Tuesday, December 05, 2006

Do Oil Companies Agree with Rep. Barton?

I recently wrote a post on the $100 million campaign the oil companies are launching to improve their image. Is it possible for the oil companies to improve their image without dealing with pollution and Global Warming? I doubt it. There are plenty of signs that the American people have had enough and it's not just about the price of gasoline (though there are a few holdouts, most Democrats in Congress get it).

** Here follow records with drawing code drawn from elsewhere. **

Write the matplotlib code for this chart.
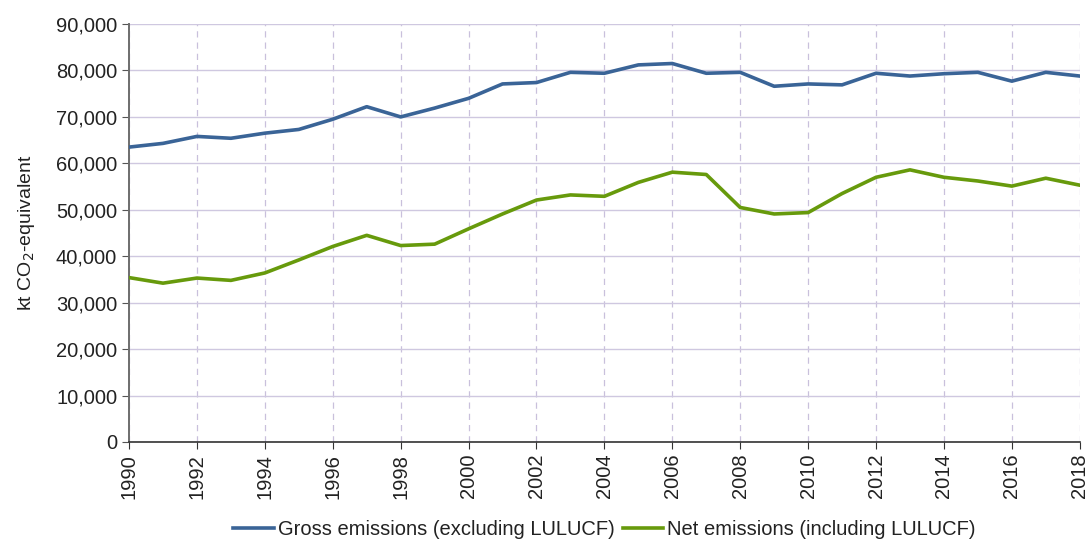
import matplotlib.pyplot as plt
from matplotlib.ticker import FuncFormatter, MultipleLocator

plt.rcParams['font.family'] = ['Liberation Sans', 'DejaVu Sans']

years = list(range(1990, 2019))

# kt CO2-equivalent
gross = [63500, 64300, 65800, 65400, 66500, 67300, 69500, 72200, 70000, 71900,
         74000, 77100, 77400, 79600, 79400, 81200, 81500, 79400, 79600, 76600,
         77100, 76900, 79400, 78800, 79300, 79600, 77700, 79600, 78800]
net = [35400, 34200, 35300, 34800, 36400, 39200, 42100, 44500, 42300, 42600,
       45900, 49100, 52100, 53200, 52900, 55900, 58100, 57600, 50500, 49100,
       49400, 53500, 57000, 58600, 57000, 56200, 55100, 56800, 55300]

labels = ["Gross emissions (excluding LULUCF)", "Net emissions (including LULUCF)"]

fig = plt.figure(figsize=(10.89, 5.4), dpi=100)
ax = fig.add_axes([0.1185, 0.1815, 0.873, 0.774])

ax.plot(years, gross, color="#3a6497", lw=2.6, label=labels[0], zorder=3)
ax.plot(years, net, color="#679a0c", lw=2.6, label=labels[1], zorder=3)

ax.set_xlim(1990, 2018)
ax.set_ylim(0, 90000)
ax.set_xticks(range(1990, 2019, 2))
ax.yaxis.set_major_locator(MultipleLocator(10000))
ax.yaxis.set_major_formatter(FuncFormatter(lambda v, p: f"{int(v):,}"))

ax.grid(axis="y", color="#cfc8e0", lw=1, zorder=0)
ax.grid(axis="x", color="#c9c0dc", lw=0.9, ls=(0, (5, 4)), zorder=0)

for side in ["top", "right"]:
    ax.spines[side].set_visible(False)
ax.spines["left"].set_color("#6e6e6e")
ax.spines["left"].set_linewidth(1.4)
ax.spines["bottom"].set_color("#333333")
ax.spines["bottom"].set_linewidth(1.2)

ax.tick_params(axis="y", labelsize=14.5, length=5, color="#555555", direction="out",
               labelcolor="#222222")
ax.tick_params(axis="x", labelsize=14.5, length=5, color="#333333", direction="out",
               labelrotation=90, labelcolor="#222222")

ax.set_ylabel(r"kt CO$_2$-equivalent", fontsize=14, labelpad=14, color="#222222")

ax.legend(loc="center", bbox_to_anchor=(0.5, -0.21), ncol=2, frameon=False,
          fontsize=14.5, handlelength=2.0, handletextpad=0.2, columnspacing=0.4,
          labelcolor="#222222")

fig.savefig("out.png", dpi=100)
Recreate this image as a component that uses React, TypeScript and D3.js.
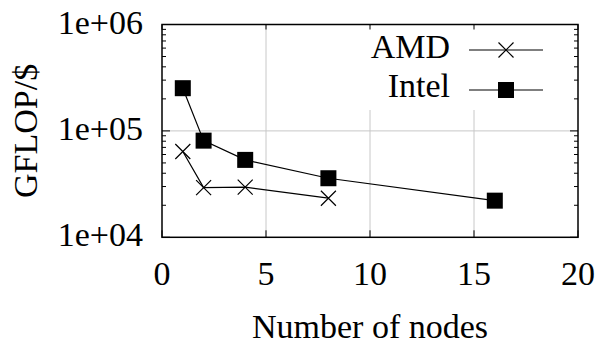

If the oil companies want to improve their image, they need to explain themselves if they still agree with Texas repesentative Joe Barton who calls Global Warming science nonsense; here's the story from Think Progress:
For six years, Congress has done nothing to address the climate crisis, thanks in no small part to the chairman of the House Energy and Commerce Committee, “Smokey” Joe Barton (R-TX). The 110th Congress will have new leadership, but Barton has pledged to continue fighting against legislation intended to address the problem.


Barton says his action is justified because global warming science is “pretty weak stuff.” Barton added, “But for us to try to step in and say we have got to do all these global things to prevent the Earth from getting any warmer in my opinion is absolute nonsense. It’s not going to happen.”
For a little more background on Barton, here's this from SourceWatch:
Barton, a former consultant for Atlantic Richfied Co., serves as the Chairman of the House Energy and Commerce Committee. He was the primary House author of the Energy Policy Act of 2005. A number of his former staffers are now lobbyists for the energy industry. The Washington Post reported that, "In his quest for the chairmanship... A network of former Barton staff members-turned-lobbyists-including Jeffery M. MacKinnon (clients: Reliant Energy, Philip Morris, MCI and at least 36 others), Stephen Sayle (American Chemical Council, AT&T and 19 others) and Stephen Waguespack (Duke Energy, Ford Motor Co. and eight others)-worked the crucial corporate and trade association community on Barton's behalf." [Washington Post, 4/14/05]

"Since 1997, oil, gas, electricity, nuclear, coal and chemical companies have contributed $1.84 million to Barton, more than to any other House member." [Washington Post, 4/14/05]

There are Republican conservatives and Republican ultraconservatives (sometimes we just call them right wingers). When it comes to energy, the environment and Global Warming, Barton is the kind of ultraconservative who subscribes to the Republican blowhard style of making his case: if he says something loudly and repeatedly, it must be so even if any evidence he offers is largely worthless. A blowhard can be a blowhard based on principles, whatever they may be, or he can be motivated by his connections to those with a vested interest in his position. Readers can make their own judgment.

But let's go back to the oil companies. What's it to be? A $100 million campaign to continue business as usual while painting a pretty picture? Or a $100 million campaign with some reality to it? Democrats are committed to jobs, good business and a strong economic future (though a few Democrats with vested interests will require close monitoring). No matter what policies come out of Washington, the oil companies will continue to produce oil and they will continue to make money. Will the oil companies join together in protecting the environment and limiting CO2 emissions and cooperating on alternative energy or will they continue their foot-dragging on these issues? The times are changing. It may be time for the oil companies to part company with people like Rep. Joe Barton.